Textos
Que a terra lhe seja leve
A sala rescendia a crisântemos, cera queimada, café fresco e perfumes diversos de pessoas chegadas de viagem. O dono da festa estava deitado de costas com as mãos sobre o peito, sisudo e muito bem trajado. Não me lembro de vê-lo tão bem vestido assim jamais. Nem tão cercado de pessoas queridas. Que excelente material para uma crônica! Pensei. Mas já li tantas descrições de velórios que nem sei se as pessoas ainda se interessam pelo assunto. Por outro lado, todos temos um fraco pela defunção alheia. Quer reunir a família e os amigos? Morra. Duas formas de reunir parentes como moscas no mel: ganhar na loteria ou morrer. Como a chance de morrer é maior do que a de ganhar na loteria...

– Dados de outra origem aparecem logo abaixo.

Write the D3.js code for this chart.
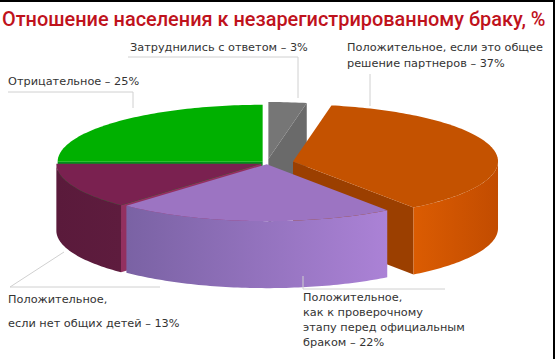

È uma coisa triste. Para participarmos das alegrias em família nunca temos tempo. Aliás, que estranha expressão esta: não tenho tempo! Cada um é igualmente aquinhoado com a mesma porção desse bem de valor inestimável, vinte e quatro horas a cada dia. Cada um faz livremente do seu quinhão o que bem entende. Conheço raras pessoas que o aproveitam bem. Cantam, dão risadas, visitam amigos e parentes, pintam, compõem belos poemas, escrevem livros maravilhosos, bendizem a vida e louvam a Deus. Conheço uma multidão de outras que arrastam os dias como se fossem fardos. Lembro-me de um amigo que levava a vida muito a sério. Trabalhava muitas horas por dia sempre muito exigente consigo mesmo e conseqüentemente muito mais exigente com os demais tornando o ambiente ao seu entorno muito desagradável. Estava sempre enfezado _ não conheço a etimologia desta palavra, mas acredito que tenha a ver com fezes. De qualquer modo a impressão que o meu amigo passava é mesmo de que estava sempre na merda. Não está mais entre nós. Morreu jovem, corroído por um câncer implacável. Já recebeu a maior homenagem dos parentes e amigos. Tomara que no céu aceitem pessoas enfezadas. Ele era bom.
Este aqui, eu o conheci bem. Dei muita risada com ele. Gostava de ouvir os seus casos. Vivia falando dos irmãos que moram em Goiás e dos sobrinhos que ainda não conhecia. Estão chegando aí, ó. Depois que passa a procissão é que tiram o chapéu. Acabaram de ligar. Fretaram um microônibus. O velório promete a alegria de muitos reencontros.
Compadre Jair Bueno contou-me outro dia a experiência por que passou no velório do amigo de um amigo. Foi levá-lo de carro a uma cidade vizinha, por que se o caso é de morte não é de mau tom pedir tais favores. O tal amigo que em vida fora católico, foi velado num templo evangélico, os problemas de incompatibilidade de crenças começaram com a imagem do Cristo Crucificado à cabeceira do morto e culminou com a reza do terço e o ofício de Nossa Senhora. Lá pras tantas surgiu no velório um bêbado. Porque, convenhamos, velório sem a presença de um bêbado não tem graça. O vozerio cochichado da parentalha foi interrompido na expectativa do que o recém chegado aprontaria. Pois ele tirou o chapéu, benzeu-se, passou a mão levemente pelo filó que cobria o corpo, essas coisas indispensáveis a todo bom freqüentador de velórios. Contemplou longamente o falecido e fez o comentário oportuno: Coitado! Da família toda, era o único que prestava.
Já o Itamar conta que lá no Batatal, um casal que cuidava da tia idosa, ao perdê-la para o inevitável, realizaram o velório em casa mesmo. O marido muito hospitaleiro e consciente de suas obrigações de sobrinho e anfitrião ficou ao lado do caixão fazendo sala aos que chegavam e recebendo as condolências. Lá para as três da madrugada chamou a mulher e deu a ordem irrefutável:
_ Fique aqui agora. Tenho que ir lá fora chorar um pouco. Não tive tempo de chorar ainda.